Вся комната озарилась красным…
"Мне сказали, что тебе
Уже триста с лишним лет, —
Произнес король. —
Как ты посмел жить дольше, чем я,
Как ты посмел?"
И крокодил, казалось, улыбнулся.
На следующий день король пришел
Поговорить со своей дочерью, принцессой.
"Крокодил смеется надо мной", — сказал он.-
"Смеется потому, что я стар".
Но принцесса тоже рассмеялась.
Тогда король пошел к самому мудрому
Человеку в стране, чтобы спросить его, почему
Крокодил должен жить дольше, чем король.
Мудрец размышлял много дней,
Но ничего не ответил.
Король спрашивал всех встречных,
Но ответа не знал никто.
Каждую ночь король приходил посмотреть
На крокодила, но тварь
Лежала неподвижно, не смыкая глаз.
ЧАСТЬ ТРЕТЬЯ
Хоть прежде любил, теперь я тебя ненавижу
Мой дорогой Доминик, мне кажется, история моей жизни началась в тот день, когда я встретил Дэвида в зоопарке. До этого я был никем, пустой скорлупой, безликой куклой, выносящей занудные повторения жизни изо дня в день. С появлением Дэвида все изменилось. Он показал мне, как жить своей жизнью, что нужно делать. Но, что важнее всего, он открыл мне красоту крокодилов.
Дэвид был одержим крокодилами. Он говорил, что они снятся ему почти каждую ночь. В его снах они были прекрасны и благожелательны: они доверяли ему свои тайны, сверкая острыми зубами. Он сидел на зеленых чешуйчатых спинах и пробирался по озерам и лесам загадочного царства. Порой он и сам ощущал себя крокодилом, длинным непобедимым существом, крепко плывущим по медленным водам, как гигантское бревно.
Дэвид сказал, что его привлекло выражение моего лица в тот день, когда мы впервые встретились в зоопарке.
"Я почувствовал, что ты понимаешь, — говорил он, — мне показалось, я встретил человека, который знает все, что знаю я сам. Глядя на тебя, я был уверен, что встретил человека, который испытывает такое же влечение к крокодилам, как и я. Когда я стоял, разглядывая тебя и крокодилов, я чувствовал, что вы знакомы друг с другом целую вечность".
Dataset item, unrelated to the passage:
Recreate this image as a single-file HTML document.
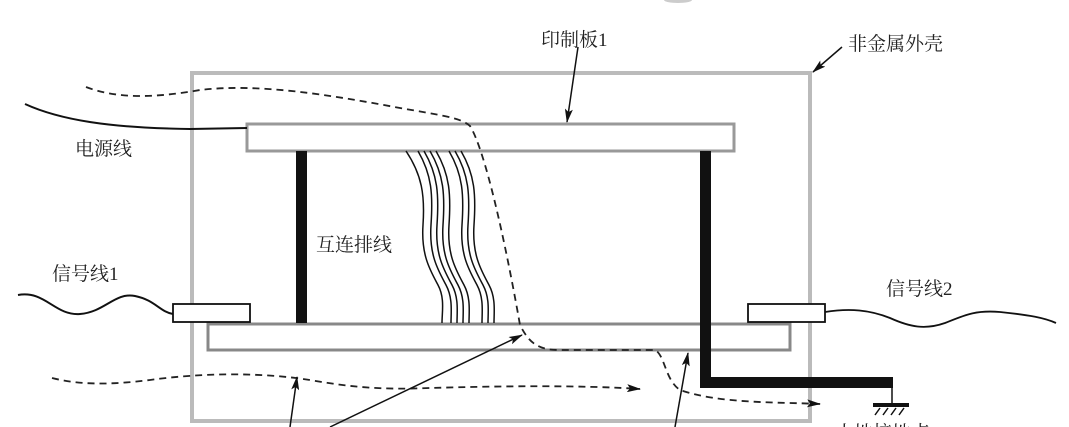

Я не стал говорить ему, что благодаря фотографиям я жил с его образом несколько месяцев. За те шестнадцать недель, что я не расставался с квартетом его изображений, я оживил его образ. В моих мечтах он возникал из темноты, говорил со мной, целовал меня, обнимал и — слушай внимательно — это был реальный человек. Я дал моему вымышленному Дэвиду характер и имя. И когда я его, наконец, встретил, он оказался точно таким же. Даже его манера говорить, его походка, даже его имя были теми же самыми.